> TASK GOAL: Starting at the first line of the data, please print exactly those lines through the one that holds "3.07, 3.98, 5.39];", omitting every picture.
=== DATA BLOCK ===
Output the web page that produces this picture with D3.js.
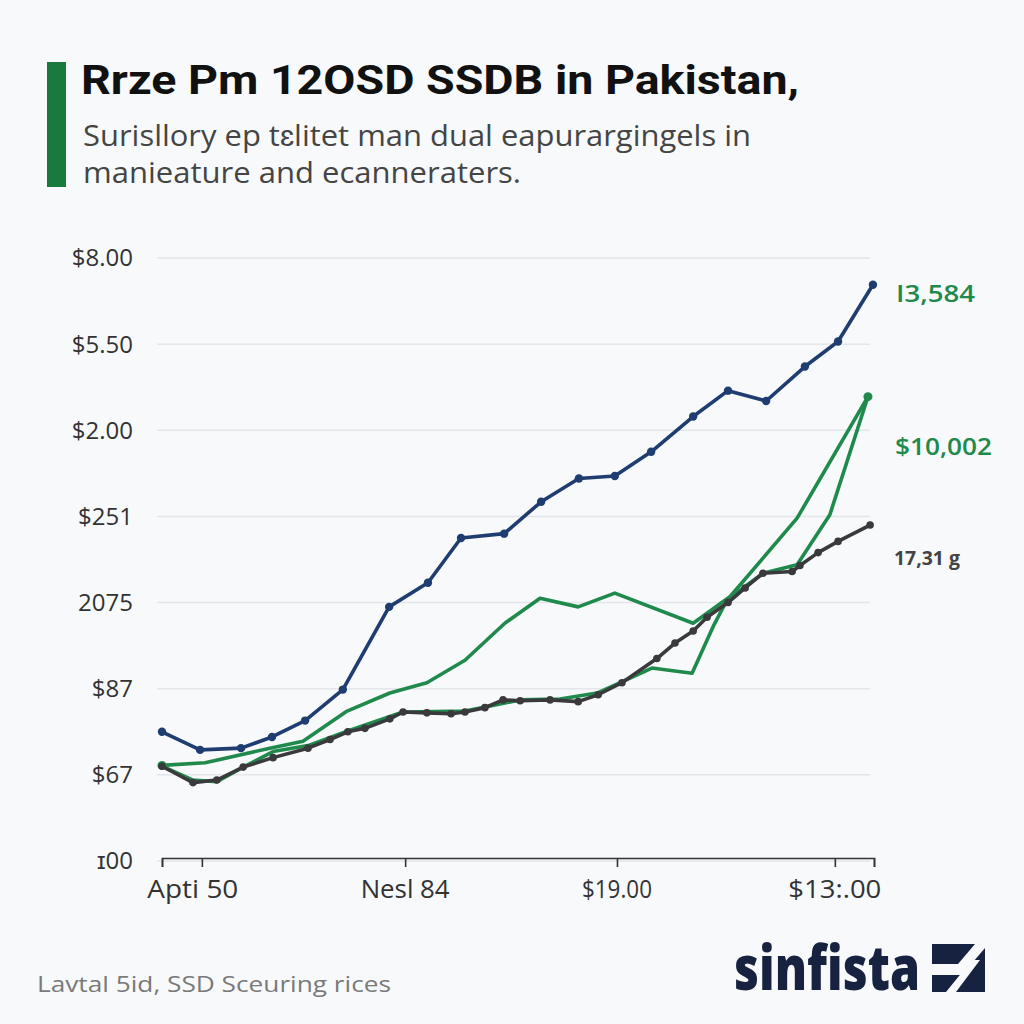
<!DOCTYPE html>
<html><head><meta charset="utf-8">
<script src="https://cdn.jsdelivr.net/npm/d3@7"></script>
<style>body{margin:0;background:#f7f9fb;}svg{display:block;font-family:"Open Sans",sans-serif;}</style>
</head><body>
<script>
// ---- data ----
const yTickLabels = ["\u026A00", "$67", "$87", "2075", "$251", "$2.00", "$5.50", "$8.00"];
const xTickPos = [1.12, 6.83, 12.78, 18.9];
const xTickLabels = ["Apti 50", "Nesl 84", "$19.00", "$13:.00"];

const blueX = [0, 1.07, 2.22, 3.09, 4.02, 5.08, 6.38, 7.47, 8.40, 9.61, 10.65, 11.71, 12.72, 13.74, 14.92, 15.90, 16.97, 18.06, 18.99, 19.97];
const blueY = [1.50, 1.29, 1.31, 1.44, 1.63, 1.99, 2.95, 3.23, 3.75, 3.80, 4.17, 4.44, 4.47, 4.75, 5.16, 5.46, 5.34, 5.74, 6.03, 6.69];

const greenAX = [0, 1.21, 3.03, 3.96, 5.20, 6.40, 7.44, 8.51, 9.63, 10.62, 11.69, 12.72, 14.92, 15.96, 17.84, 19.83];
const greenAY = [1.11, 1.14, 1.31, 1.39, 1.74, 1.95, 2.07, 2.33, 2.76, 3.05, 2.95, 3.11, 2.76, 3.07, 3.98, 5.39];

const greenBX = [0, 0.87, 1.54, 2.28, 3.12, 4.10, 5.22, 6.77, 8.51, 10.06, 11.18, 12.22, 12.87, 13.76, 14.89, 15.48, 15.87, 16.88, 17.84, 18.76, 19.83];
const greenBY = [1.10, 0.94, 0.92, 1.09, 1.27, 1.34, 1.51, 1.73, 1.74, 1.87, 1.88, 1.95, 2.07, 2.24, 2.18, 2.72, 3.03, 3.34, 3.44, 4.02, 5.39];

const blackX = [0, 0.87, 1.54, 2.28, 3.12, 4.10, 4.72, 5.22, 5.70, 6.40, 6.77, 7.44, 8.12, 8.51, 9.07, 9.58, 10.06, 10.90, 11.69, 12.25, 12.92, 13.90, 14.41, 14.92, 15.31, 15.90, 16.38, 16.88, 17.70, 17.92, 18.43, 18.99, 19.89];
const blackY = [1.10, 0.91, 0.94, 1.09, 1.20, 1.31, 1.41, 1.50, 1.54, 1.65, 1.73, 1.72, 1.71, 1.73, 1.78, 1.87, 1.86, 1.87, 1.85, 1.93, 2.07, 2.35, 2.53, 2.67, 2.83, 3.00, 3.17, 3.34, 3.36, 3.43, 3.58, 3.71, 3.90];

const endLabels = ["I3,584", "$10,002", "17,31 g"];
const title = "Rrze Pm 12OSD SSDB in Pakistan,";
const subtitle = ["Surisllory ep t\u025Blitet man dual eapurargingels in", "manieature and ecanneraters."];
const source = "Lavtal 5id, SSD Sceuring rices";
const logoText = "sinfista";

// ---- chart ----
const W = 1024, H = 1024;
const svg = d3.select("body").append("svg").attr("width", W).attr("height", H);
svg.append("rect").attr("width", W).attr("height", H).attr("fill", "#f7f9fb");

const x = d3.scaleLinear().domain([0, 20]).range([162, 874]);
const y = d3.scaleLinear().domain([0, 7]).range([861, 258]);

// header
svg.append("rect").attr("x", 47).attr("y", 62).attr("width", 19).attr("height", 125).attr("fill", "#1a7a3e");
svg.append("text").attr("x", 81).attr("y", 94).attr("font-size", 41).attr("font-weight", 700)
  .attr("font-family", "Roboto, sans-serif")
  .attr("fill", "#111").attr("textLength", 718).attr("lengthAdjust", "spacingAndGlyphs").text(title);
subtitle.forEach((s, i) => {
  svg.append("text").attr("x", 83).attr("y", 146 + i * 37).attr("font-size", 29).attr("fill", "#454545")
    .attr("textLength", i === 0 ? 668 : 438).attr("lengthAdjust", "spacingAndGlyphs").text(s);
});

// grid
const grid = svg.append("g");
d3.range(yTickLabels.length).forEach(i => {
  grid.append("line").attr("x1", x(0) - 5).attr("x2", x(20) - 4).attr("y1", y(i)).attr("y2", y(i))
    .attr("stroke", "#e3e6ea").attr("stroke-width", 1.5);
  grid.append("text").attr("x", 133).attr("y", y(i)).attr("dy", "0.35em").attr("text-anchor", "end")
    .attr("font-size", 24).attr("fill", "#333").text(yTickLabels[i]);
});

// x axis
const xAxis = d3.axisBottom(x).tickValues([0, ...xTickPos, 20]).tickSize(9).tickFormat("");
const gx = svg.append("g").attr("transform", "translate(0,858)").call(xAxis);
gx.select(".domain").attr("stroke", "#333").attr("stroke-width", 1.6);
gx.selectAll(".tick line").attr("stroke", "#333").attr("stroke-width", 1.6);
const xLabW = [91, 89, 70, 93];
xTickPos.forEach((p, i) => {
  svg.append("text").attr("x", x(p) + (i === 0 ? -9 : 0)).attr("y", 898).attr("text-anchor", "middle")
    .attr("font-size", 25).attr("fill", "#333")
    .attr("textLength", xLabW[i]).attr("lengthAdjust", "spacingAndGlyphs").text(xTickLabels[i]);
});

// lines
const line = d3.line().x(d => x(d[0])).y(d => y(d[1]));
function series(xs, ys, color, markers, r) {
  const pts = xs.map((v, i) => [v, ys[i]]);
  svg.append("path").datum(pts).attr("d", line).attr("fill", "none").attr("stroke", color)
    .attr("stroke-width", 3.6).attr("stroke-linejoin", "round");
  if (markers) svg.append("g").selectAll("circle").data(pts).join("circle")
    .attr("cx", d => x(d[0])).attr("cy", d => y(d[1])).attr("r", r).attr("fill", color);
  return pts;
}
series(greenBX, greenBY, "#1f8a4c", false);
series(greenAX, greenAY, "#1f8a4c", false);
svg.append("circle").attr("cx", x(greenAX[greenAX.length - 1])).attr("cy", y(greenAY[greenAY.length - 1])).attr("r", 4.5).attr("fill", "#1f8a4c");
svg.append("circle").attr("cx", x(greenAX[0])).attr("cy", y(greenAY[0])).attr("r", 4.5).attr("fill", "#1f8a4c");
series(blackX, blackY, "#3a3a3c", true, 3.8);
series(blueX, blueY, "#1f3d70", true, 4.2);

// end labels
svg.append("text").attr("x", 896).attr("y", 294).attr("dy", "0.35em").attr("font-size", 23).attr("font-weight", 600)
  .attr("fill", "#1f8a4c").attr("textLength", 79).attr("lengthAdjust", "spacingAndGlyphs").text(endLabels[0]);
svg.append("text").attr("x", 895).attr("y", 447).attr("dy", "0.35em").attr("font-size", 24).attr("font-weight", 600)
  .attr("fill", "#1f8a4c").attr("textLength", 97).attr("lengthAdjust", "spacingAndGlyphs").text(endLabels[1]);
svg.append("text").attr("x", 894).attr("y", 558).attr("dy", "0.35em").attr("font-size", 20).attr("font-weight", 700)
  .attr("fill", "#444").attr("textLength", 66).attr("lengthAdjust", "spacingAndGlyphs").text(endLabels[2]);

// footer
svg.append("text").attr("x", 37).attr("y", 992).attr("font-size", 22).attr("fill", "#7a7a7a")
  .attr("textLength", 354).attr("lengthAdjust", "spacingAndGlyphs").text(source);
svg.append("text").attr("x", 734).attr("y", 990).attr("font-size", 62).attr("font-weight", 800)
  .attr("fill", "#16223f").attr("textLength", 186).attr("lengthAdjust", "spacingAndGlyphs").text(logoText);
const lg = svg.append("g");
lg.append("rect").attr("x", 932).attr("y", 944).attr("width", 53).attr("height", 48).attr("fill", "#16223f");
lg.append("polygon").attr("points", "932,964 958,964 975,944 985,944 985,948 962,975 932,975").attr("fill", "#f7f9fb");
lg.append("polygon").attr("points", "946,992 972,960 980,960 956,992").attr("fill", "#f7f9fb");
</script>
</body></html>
===
> FINAL ANSWER:
Output the web page that produces this picture with D3.js.
<!DOCTYPE html>
<html><head><meta charset="utf-8">
<script src="https://cdn.jsdelivr.net/npm/d3@7"></script>
<style>body{margin:0;background:#f7f9fb;}svg{display:block;font-family:"Open Sans",sans-serif;}</style>
</head><body>
<script>
// ---- data ----
const yTickLabels = ["\u026A00", "$67", "$87", "2075", "$251", "$2.00", "$5.50", "$8.00"];
const xTickPos = [1.12, 6.83, 12.78, 18.9];
const xTickLabels = ["Apti 50", "Nesl 84", "$19.00", "$13:.00"];

const blueX = [0, 1.07, 2.22, 3.09, 4.02, 5.08, 6.38, 7.47, 8.40, 9.61, 10.65, 11.71, 12.72, 13.74, 14.92, 15.90, 16.97, 18.06, 18.99, 19.97];
const blueY = [1.50, 1.29, 1.31, 1.44, 1.63, 1.99, 2.95, 3.23, 3.75, 3.80, 4.17, 4.44, 4.47, 4.75, 5.16, 5.46, 5.34, 5.74, 6.03, 6.69];

const greenAX = [0, 1.21, 3.03, 3.96, 5.20, 6.40, 7.44, 8.51, 9.63, 10.62, 11.69, 12.72, 14.92, 15.96, 17.84, 19.83];
const greenAY = [1.11, 1.14, 1.31, 1.39, 1.74, 1.95, 2.07, 2.33, 2.76, 3.05, 2.95, 3.11, 2.76, 3.07, 3.98, 5.39];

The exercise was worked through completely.